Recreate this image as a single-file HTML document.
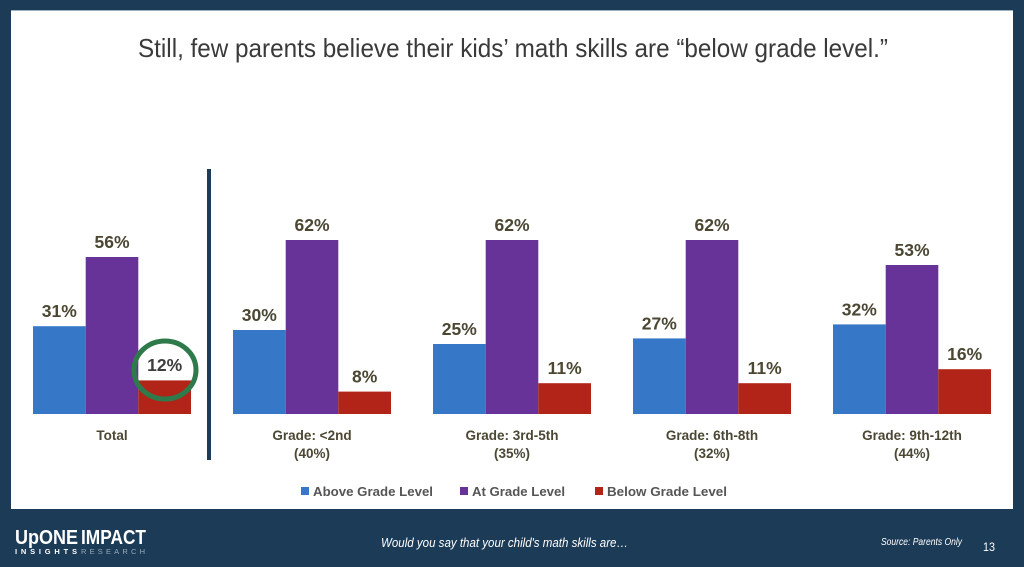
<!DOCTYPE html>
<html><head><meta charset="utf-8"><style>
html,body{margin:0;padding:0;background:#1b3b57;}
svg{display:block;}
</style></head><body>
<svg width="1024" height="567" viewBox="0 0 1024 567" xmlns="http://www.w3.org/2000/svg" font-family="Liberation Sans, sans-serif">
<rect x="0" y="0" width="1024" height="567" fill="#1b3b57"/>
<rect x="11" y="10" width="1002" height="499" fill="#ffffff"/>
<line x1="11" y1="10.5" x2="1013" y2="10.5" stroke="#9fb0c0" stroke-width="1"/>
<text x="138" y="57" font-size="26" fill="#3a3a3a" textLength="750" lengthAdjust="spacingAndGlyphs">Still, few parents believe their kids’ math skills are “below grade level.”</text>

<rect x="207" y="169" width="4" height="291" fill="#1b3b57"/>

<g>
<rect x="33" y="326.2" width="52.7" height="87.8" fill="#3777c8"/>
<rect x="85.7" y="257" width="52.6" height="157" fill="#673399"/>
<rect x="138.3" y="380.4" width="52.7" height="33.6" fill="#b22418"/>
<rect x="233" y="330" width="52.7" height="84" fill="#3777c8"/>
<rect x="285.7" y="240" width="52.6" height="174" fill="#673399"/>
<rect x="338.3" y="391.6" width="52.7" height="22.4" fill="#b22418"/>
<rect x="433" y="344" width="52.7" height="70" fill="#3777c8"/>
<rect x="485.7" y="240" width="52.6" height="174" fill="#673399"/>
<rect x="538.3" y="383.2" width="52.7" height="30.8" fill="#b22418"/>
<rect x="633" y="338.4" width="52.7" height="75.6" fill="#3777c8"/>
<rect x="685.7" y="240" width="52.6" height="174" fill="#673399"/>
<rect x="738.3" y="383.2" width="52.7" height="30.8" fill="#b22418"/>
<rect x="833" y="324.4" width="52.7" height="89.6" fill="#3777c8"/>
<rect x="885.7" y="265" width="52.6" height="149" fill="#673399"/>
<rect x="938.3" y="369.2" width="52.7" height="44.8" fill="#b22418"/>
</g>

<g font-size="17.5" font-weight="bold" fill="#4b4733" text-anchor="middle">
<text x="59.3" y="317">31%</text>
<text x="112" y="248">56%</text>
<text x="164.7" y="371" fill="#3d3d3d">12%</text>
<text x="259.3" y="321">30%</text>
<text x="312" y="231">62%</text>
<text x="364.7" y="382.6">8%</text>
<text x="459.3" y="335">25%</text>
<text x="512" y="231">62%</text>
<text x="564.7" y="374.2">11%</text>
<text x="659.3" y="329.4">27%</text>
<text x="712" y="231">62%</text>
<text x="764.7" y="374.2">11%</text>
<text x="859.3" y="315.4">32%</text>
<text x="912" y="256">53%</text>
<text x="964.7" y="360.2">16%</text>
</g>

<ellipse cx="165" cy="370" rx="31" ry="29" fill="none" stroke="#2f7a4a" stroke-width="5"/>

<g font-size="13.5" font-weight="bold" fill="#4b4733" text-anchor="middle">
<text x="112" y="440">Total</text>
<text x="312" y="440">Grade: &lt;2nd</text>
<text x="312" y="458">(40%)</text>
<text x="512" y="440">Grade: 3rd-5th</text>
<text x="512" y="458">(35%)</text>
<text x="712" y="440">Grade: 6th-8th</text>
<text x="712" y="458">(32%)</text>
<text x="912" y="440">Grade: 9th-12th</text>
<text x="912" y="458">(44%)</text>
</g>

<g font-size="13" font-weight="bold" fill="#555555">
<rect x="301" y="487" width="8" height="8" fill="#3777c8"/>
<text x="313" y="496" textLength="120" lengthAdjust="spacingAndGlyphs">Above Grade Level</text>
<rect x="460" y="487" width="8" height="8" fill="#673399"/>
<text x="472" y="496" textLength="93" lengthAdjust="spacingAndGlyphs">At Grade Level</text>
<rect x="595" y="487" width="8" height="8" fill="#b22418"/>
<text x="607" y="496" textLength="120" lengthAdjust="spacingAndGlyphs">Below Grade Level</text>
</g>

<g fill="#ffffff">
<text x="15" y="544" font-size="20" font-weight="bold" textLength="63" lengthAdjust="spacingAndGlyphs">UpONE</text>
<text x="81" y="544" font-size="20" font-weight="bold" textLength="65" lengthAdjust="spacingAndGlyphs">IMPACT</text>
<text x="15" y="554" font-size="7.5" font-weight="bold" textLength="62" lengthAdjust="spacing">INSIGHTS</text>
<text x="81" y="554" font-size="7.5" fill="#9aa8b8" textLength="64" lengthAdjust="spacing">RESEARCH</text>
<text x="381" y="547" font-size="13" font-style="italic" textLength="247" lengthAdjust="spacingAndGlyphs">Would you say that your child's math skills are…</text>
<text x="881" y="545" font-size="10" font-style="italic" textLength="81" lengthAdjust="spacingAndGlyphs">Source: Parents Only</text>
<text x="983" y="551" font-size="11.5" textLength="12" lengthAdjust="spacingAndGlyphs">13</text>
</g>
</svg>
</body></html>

_Work instructions:_ Skipping the pictures, transcribe each line above exactly as it appears.

_Task answer:_
Recreate this image as a single-file HTML document.
<!DOCTYPE html>
<html><head><meta charset="utf-8"><style>
html,body{margin:0;padding:0;background:#1b3b57;}
svg{display:block;}
</style></head><body>
<svg width="1024" height="567" viewBox="0 0 1024 567" xmlns="http://www.w3.org/2000/svg" font-family="Liberation Sans, sans-serif">
<rect x="0" y="0" width="1024" height="567" fill="#1b3b57"/>
<rect x="11" y="10" width="1002" height="499" fill="#ffffff"/>
<line x1="11" y1="10.5" x2="1013" y2="10.5" stroke="#9fb0c0" stroke-width="1"/>
<text x="138" y="57" font-size="26" fill="#3a3a3a" textLength="750" lengthAdjust="spacingAndGlyphs">Still, few parents believe their kids’ math skills are “below grade level.”</text>

<rect x="207" y="169" width="4" height="291" fill="#1b3b57"/>

<g>
<rect x="33" y="326.2" width="52.7" height="87.8" fill="#3777c8"/>
<rect x="85.7" y="257" width="52.6" height="157" fill="#673399"/>
<rect x="138.3" y="380.4" width="52.7" height="33.6" fill="#b22418"/>
<rect x="233" y="330" width="52.7" height="84" fill="#3777c8"/>
<rect x="285.7" y="240" width="52.6" height="174" fill="#673399"/>
<rect x="338.3" y="391.6" width="52.7" height="22.4" fill="#b22418"/>
<rect x="433" y="344" width="52.7" height="70" fill="#3777c8"/>
<rect x="485.7" y="240" width="52.6" height="174" fill="#673399"/>
<rect x="538.3" y="383.2" width="52.7" height="30.8" fill="#b22418"/>
<rect x="633" y="338.4" width="52.7" height="75.6" fill="#3777c8"/>
<rect x="685.7" y="240" width="52.6" height="174" fill="#673399"/>
<rect x="738.3" y="383.2" width="52.7" height="30.8" fill="#b22418"/>
<rect x="833" y="324.4" width="52.7" height="89.6" fill="#3777c8"/>
<rect x="885.7" y="265" width="52.6" height="149" fill="#673399"/>
<rect x="938.3" y="369.2" width="52.7" height="44.8" fill="#b22418"/>
</g>

<g font-size="17.5" font-weight="bold" fill="#4b4733" text-anchor="middle">
<text x="59.3" y="317">31%</text>
<text x="112" y="248">56%</text>
<text x="164.7" y="371" fill="#3d3d3d">12%</text>
<text x="259.3" y="321">30%</text>
<text x="312" y="231">62%</text>
<text x="364.7" y="382.6">8%</text>
<text x="459.3" y="335">25%</text>
<text x="512" y="231">62%</text>
<text x="564.7" y="374.2">11%</text>
<text x="659.3" y="329.4">27%</text>
<text x="712" y="231">62%</text>
<text x="764.7" y="374.2">11%</text>
<text x="859.3" y="315.4">32%</text>
<text x="912" y="256">53%</text>
<text x="964.7" y="360.2">16%</text>
</g>

<ellipse cx="165" cy="370" rx="31" ry="29" fill="none" stroke="#2f7a4a" stroke-width="5"/>

<g font-size="13.5" font-weight="bold" fill="#4b4733" text-anchor="middle">
<text x="112" y="440">Total</text>
<text x="312" y="440">Grade: &lt;2nd</text>
<text x="312" y="458">(40%)</text>
<text x="512" y="440">Grade: 3rd-5th</text>
<text x="512" y="458">(35%)</text>
<text x="712" y="440">Grade: 6th-8th</text>
<text x="712" y="458">(32%)</text>
<text x="912" y="440">Grade: 9th-12th</text>
<text x="912" y="458">(44%)</text>
</g>

<g font-size="13" font-weight="bold" fill="#555555">
<rect x="301" y="487" width="8" height="8" fill="#3777c8"/>
<text x="313" y="496" textLength="120" lengthAdjust="spacingAndGlyphs">Above Grade Level</text>
<rect x="460" y="487" width="8" height="8" fill="#673399"/>
<text x="472" y="496" textLength="93" lengthAdjust="spacingAndGlyphs">At Grade Level</text>
<rect x="595" y="487" width="8" height="8" fill="#b22418"/>
<text x="607" y="496" textLength="120" lengthAdjust="spacingAndGlyphs">Below Grade Level</text>
</g>

<g fill="#ffffff">
<text x="15" y="544" font-size="20" font-weight="bold" textLength="63" lengthAdjust="spacingAndGlyphs">UpONE</text>
<text x="81" y="544" font-size="20" font-weight="bold" textLength="65" lengthAdjust="spacingAndGlyphs">IMPACT</text>
<text x="15" y="554" font-size="7.5" font-weight="bold" textLength="62" lengthAdjust="spacing">INSIGHTS</text>
<text x="81" y="554" font-size="7.5" fill="#9aa8b8" textLength="64" lengthAdjust="spacing">RESEARCH</text>
<text x="381" y="547" font-size="13" font-style="italic" textLength="247" lengthAdjust="spacingAndGlyphs">Would you say that your child's math skills are…</text>
<text x="881" y="545" font-size="10" font-style="italic" textLength="81" lengthAdjust="spacingAndGlyphs">Source: Parents Only</text>
<text x="983" y="551" font-size="11.5" textLength="12" lengthAdjust="spacingAndGlyphs">13</text>
</g>
</svg>
</body></html>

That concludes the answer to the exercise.